No one wants to think about needing health insurance while enjoying international travel, but the reality is you’re actually more likely to get sick while traveling due to exposure to new things, more interaction with people in close proximity and a weakened immune system[2]. If you’re in the U.S., your primary insurance plan or Medicare will be little help in the way of travel protection if you’re leaving the country.

Travel medical coverage can support your health care needs while abroad and even cover family members who are traveling with you. Expats or those undertaking frequent business travel can look into medical insurance policies intended for longterm travelers.

What if I have a medical emergency and have to be air-lifted out?

Emergency medical assistance coverage can help you if you have a medical emergency while traveling. There are also coverages if you need emergency evacuation for a covered reason, whether that’s needing medical care or related to a natural disaster or terrorism. Medical evacuation could include bringing you to the nearest hospital or even flying you home.

What if I die while on my trip?

This one is more for your family and loved ones to worry about, but in the unfortunate event you don’t make it home from your trip, if you have accidental death and dismemberment as part of your trip insurance, your beneficiaries can receive a lump sum payment from the insurance provider. You may also be entitled to payment if you lose a hand, foot, limb etc. as outlined in your policy.

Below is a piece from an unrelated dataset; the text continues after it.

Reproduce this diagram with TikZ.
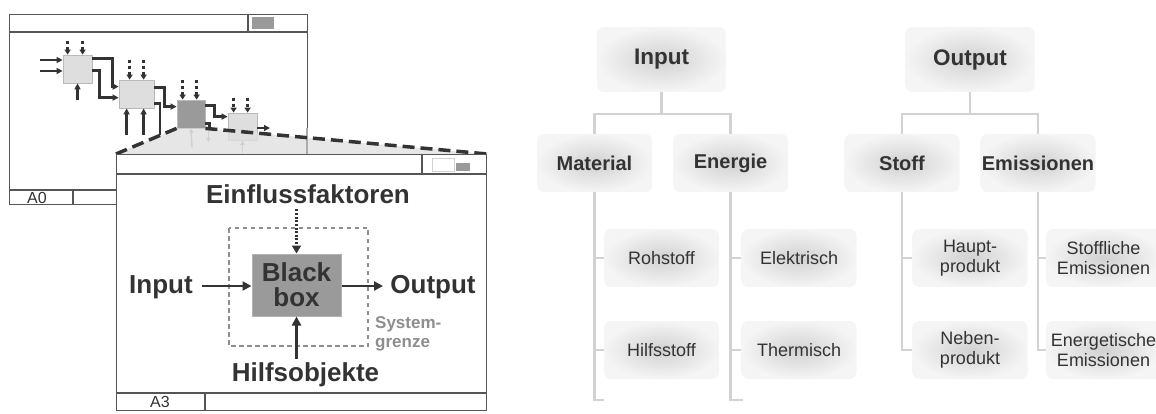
\documentclass[tikz,border=0pt]{standalone}
\usepackage{fontspec}
\setmainfont{Liberation Sans}
\usetikzlibrary{arrows.meta,calc}
\definecolor{dk}{HTML}{333333}
\definecolor{winc}{HTML}{555555}
\definecolor{tline}{HTML}{D2D2D2}
\definecolor{bbfill}{HTML}{9A9A9A}
\definecolor{pfill}{HTML}{DEDEDE}
\definecolor{sysg}{HTML}{8E8E8E}
\newcommand\myfs[2]{\fontsize{#1}{#2}\selectfont}
\tikzset{
  win/.style={draw=winc, line width=1.2pt, fill=white, inner sep=0pt, anchor=north west},
  wline/.style={draw=winc, line width=1.2pt},
  pbox/.style={draw=gray!55, line width=0.8pt, fill=pfill, inner sep=0pt},
  flow/.style={draw=dk, line width=2.5pt, -{Triangle[length=6pt,width=6pt]}},
  fline/.style={draw=dk, line width=2.5pt},
  dflow/.style={draw=dk, line width=2.5pt, dash pattern=on 3.5pt off 2.5pt, -{Triangle[length=5pt,width=6pt]}},
  faded/.style={draw=gray!75, line width=1.6pt, -{Triangle[length=4.5pt,width=4.5pt]}},
  zoomline/.style={draw=dk, line width=3.5pt, dash pattern=on 12pt off 6pt},
  bigarrow/.style={draw=dk, line width=2.8pt, -{Triangle[length=9pt,width=9pt]}},
  bigtxt/.style={font=\myfs{26}{25}\bfseries, text=dk, inner sep=0pt},
  small/.style={font=\myfs{16}{18}, text=dk, inner sep=0pt},
  tbox/.style={rounded corners=7pt, inner color=gray!36, outer color=gray!8, minimum width=115pt, minimum height=58pt, text=dk, align=center, inner sep=0pt},
  lone/.style={tbox, minimum width=129pt, minimum height=65pt, font=\myfs{22.5}{26}\bfseries},
  ltwo/.style={tbox, font=\myfs{20}{24}\bfseries},
  lthree/.style={tbox, font=\myfs{18}{19.5}},
  tl/.style={draw=tline, line width=2.5pt}
}
\begin{document}
\begin{tikzpicture}[x=1pt,y=-1pt]
\useasboundingbox (0,0) rectangle (1156,414);
\clip (0,0) rectangle (1156,414);

% ---------- A0 window ----------
\node[win, minimum width=298pt, minimum height=190pt] (w0) at (9,14) {};
\draw[wline] (9,32) -- (307,32);
\draw[wline] (248,14) -- (248,32);
\fill[bbfill] (252,17) rectangle (274,29);
\draw[wline] (9,190) -- (307,190);
\draw[wline] (73,190) -- (73,204);
\node[small] (a0) at (37,197.5) {A0};

% process boxes
\node[pbox, minimum width=29pt, minimum height=28pt] (b1) at (77.5,69) {};
\node[pbox, minimum width=35pt, minimum height=28pt] (b2) at (136.5,94) {};
\node[pbox, fill=bbfill, minimum width=28pt, minimum height=28pt] (b3) at (191,114) {};
\node[pbox, minimum width=29pt, minimum height=27pt] (b4) at (242.5,126.5) {};

% inputs box 1
\coordinate (i1) at (40,60);
\coordinate (i2) at (40,71);
\draw[flow] (i1) -- (i1 -| b1.west);
\draw[flow] (i2) -- (i2 -| b1.west);
% box1 -> box2
\draw[flow] ($(b1.north east)+(0,4)$) -| ($(b2.north west)+(-6,7)$) -- ($(b2.north west)+(0,7)$);
\draw[flow] ($(b1.north east)+(0,16)$) -| ($(b2.north west)+(-19,18)$) -- ($(b2.north west)+(0,18)$);
% box2 -> box3
\draw[flow] ($(b2.north east)+(0,8)$) -| ($(b3.north west)+(-12,7)$) -- ($(b3.north west)+(0,7)$);
\coordinate (o2b) at (160,135);
\draw[fline] ($(b2.north east)+(0,24)$) -| (o2b);
% box3 -> box4
\draw[flow] ($(b3.north east)+(0,6)$) -| ($(b4.north west)+(-13,4)$) -- ($(b4.north west)+(0,4)$);
\draw[fline] ($(b3.south east)+(0,-5)$) -| ($(b3.south east)+(4,1)$);
% box4 output
\coordinate (o4) at (270,128);
\draw[flow] (o4 -| b4.east) -- (o4);
% dashed controls
\foreach \b/\dx/\len in {b1/5/14, b1/20/14, b2/11/20, b2/25/20, b3/6/20, b3/20/20, b4/6/15, b4/20/15}{
  \draw[dflow] ($(\b.north west)+(\dx,-\len)$) -- ($(\b.north west)+(\dx,0)$);
}
% mechanisms
\draw[flow] ($(b1.south)+(0,17)$) -- (b1.south);
\draw[flow] ($(b2.south west)+(8,27)$) -- ($(b2.south west)+(8,0)$);
\draw[flow] ($(b2.south west)+(25,27)$) -- ($(b2.south west)+(25,0)$);
% faded arrows
\draw[faded] ($(b3.south)+(1,19)$) -- (b3.south);
\draw[faded] ($(b3.south east)+(3,1)$) -- ++(0,13);
\draw[faded] ($(b4.south)+(0,13)$) -- (b4.south);

% ---------- A3 window + zoom ----------
\node[win, minimum width=370pt, minimum height=256pt, draw=none, fill=none] (w3) at (116,154) {};
\fill[gray!24, fill opacity=0.78] (b3.south west) -- (b3.south east) -- (w3.north east) -- (w3.north west) -- cycle;
\draw[draw=gray!65, line width=1.2pt] (307,128) -- (307,154);
\draw[zoomline] (b3.south west) -- (w3.north west);
\draw[zoomline] (b3.south east) -- (w3.north east);
\node[win, minimum width=370pt, minimum height=256pt] (w3b) at (116,154) {};
\draw[wline] (116,174) -- (486,174);
\draw[wline] (422,154) -- (422,174);
\draw[draw=gray!35, line width=1pt] (432,159) rectangle (454,172);
\fill[bbfill] (456,163) rectangle (470,171);
\draw[wline] (116,393) -- (486,393);
\draw[wline] (205,393) -- (205,410);
\node[small] (a3) at (160,401.5) {A3};

% system boundary
\draw[draw=sysg, line width=1.5pt, dash pattern=on 4.5pt off 3.5pt] (229,228) rectangle (368,346);
\node[draw=gray!60, line width=1pt, fill=bbfill, minimum width=89pt, minimum height=62pt, bigtxt, align=center] (bb) at (296.5,285) {Black\\box};
\node[bigtxt, anchor=base] (einf) at (308,204) {Einflussfaktoren};
\node[bigtxt, anchor=base] (inp) at (161,293) {Input};
\node[bigtxt, anchor=base] (outp) at (433,293) {Output};
\node[bigtxt, anchor=base] (hilf) at (305.5,381) {Hilfsobjekte};
\node[font=\myfs{17}{19}\bfseries, text=sysg, inner sep=0pt, anchor=north west, align=left] (sg) at (375,316.5) {System-\\grenze};

\draw[draw=dk, line width=2.8pt, dash pattern=on 2pt off 1.6pt, -{Triangle[length=8pt,width=9pt]}] ($(bb.north)+(0,-44)$) -- (bb.north);
\draw[bigarrow] (202,286) -- (bb.west |- 0,286);
\draw[bigarrow] (bb.east |- 0,286) -- (383,286);
\draw[bigarrow] ($(bb.south)+(0,42)$) -- (bb.south);

% ---------- tree ----------
\node[lone] (tin) at (661.5,59.5) {Input};
\node[lone] (tout) at (970,59.5) {Output};
\node[ltwo] (mat) at (594.5,163) {Material};
\node[ltwo] (ene) at (730.5,163) {Energie};
\node[ltwo] (sto) at (902,163) {Stoff};
\node[ltwo] (emi) at (1038,163) {Emissionen};
\node[lthree] (roh) at (661.5,258) {Rohstoff};
\node[lthree] (hil) at (661.5,350) {Hilfsstoff};
\node[lthree] (ele) at (799,258) {Elektrisch};
\node[lthree] (the) at (799,350) {Thermisch};
\node[lthree] (hau) at (970,258) {Haupt-\\produkt};
\node[lthree] (neb) at (970,350) {Neben-\\produkt};
\node[lthree] (sem) at (1103.5,258) {Stoffliche\\Emissionen};
\node[lthree] (eem) at (1103.5,350) {Energetische\\Emissionen};

\draw[tl] (tin.south) -- (tin.south |- 0,114);
\draw[tl] (mat.north) -- (mat.north |- 0,114) -- (ene.north |- 0,114) -- (ene.north);
\draw[tl] (tout.south) -- (tout.south |- 0,114);
\draw[tl] (sto.north) -- (sto.north |- 0,114) -- (emi.north |- 0,114) -- (emi.north);

\draw[tl] (mat.south) -- (mat.south |- 0,400) -- ++(9,0);
\draw[tl] (mat.south |- roh.west) -- (roh.west);
\draw[tl] (mat.south |- hil.west) -- (hil.west);
\draw[tl] (ene.south) -- (ene.south |- 0,400) -- ++(12,0);
\draw[tl] (ene.south |- ele.west) -- (ele.west);
\draw[tl] (ene.south |- the.west) -- (the.west);
\draw[tl] (sto.south) |- (neb.west);
\draw[tl] (sto.south |- hau.west) -- (hau.west);
\draw[tl] (emi.south) |- (eem.west);
\draw[tl] (emi.south |- sem.west) -- (sem.west);
\end{tikzpicture}
\end{document}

What if I need help finding a lawyer in the middle of the night?

Some travel insurance companies also provide assistance services that can help you find medical services, lawyers or more basic travel assistance like providing information and even helping you rebook cancelled flights. They can also provide travel tips you might expect from a travel agent or concierge like restaurant referrals and reservations. It’s worth looking into the fine print of your policy to see what assistance services it provides.

What if you crash your rental car?

There is data that shows car accidents are more common during holidays[3]. And it makes sense that might be more likely to get into a crash when you’re on unfamiliar roads and aren’t confident about where you’re going. You may purchase a rental car insurance policy when you rent your car, but it’s also worth checking if your normal car insurance will cover rental car damage. You will still need to pay your deductible if filing a claim through your car insurance.

Getting a travel insurance policy

If you want peace of mind about any of the above, it’s easy to get a travel insurance policy that has the coverages and protections you want.

The first thing to do is determine what protections you may already have. Some credit cards offer trip cancellation coverage if you booked with that card. And some home and rental insurance policies will cover your belongings when traveling. And, as mentioned, your car insurance may potentially cover you in a rental.

Once you know what you have, you can see about choosing a policy that covers what you don’t. You can research the best travel insurance policies on travel insurance comparison sites (similar to what The Zebra does for home and auto). You will also often find offers for travel insurance embedded in the process of booking a flight or hotel from a travel website. The key is to really dig into the fine print of what is covered in these policies.

We hope none of the above scenarios happen to you on your next vacation, but it’s always a good idea to be prepared.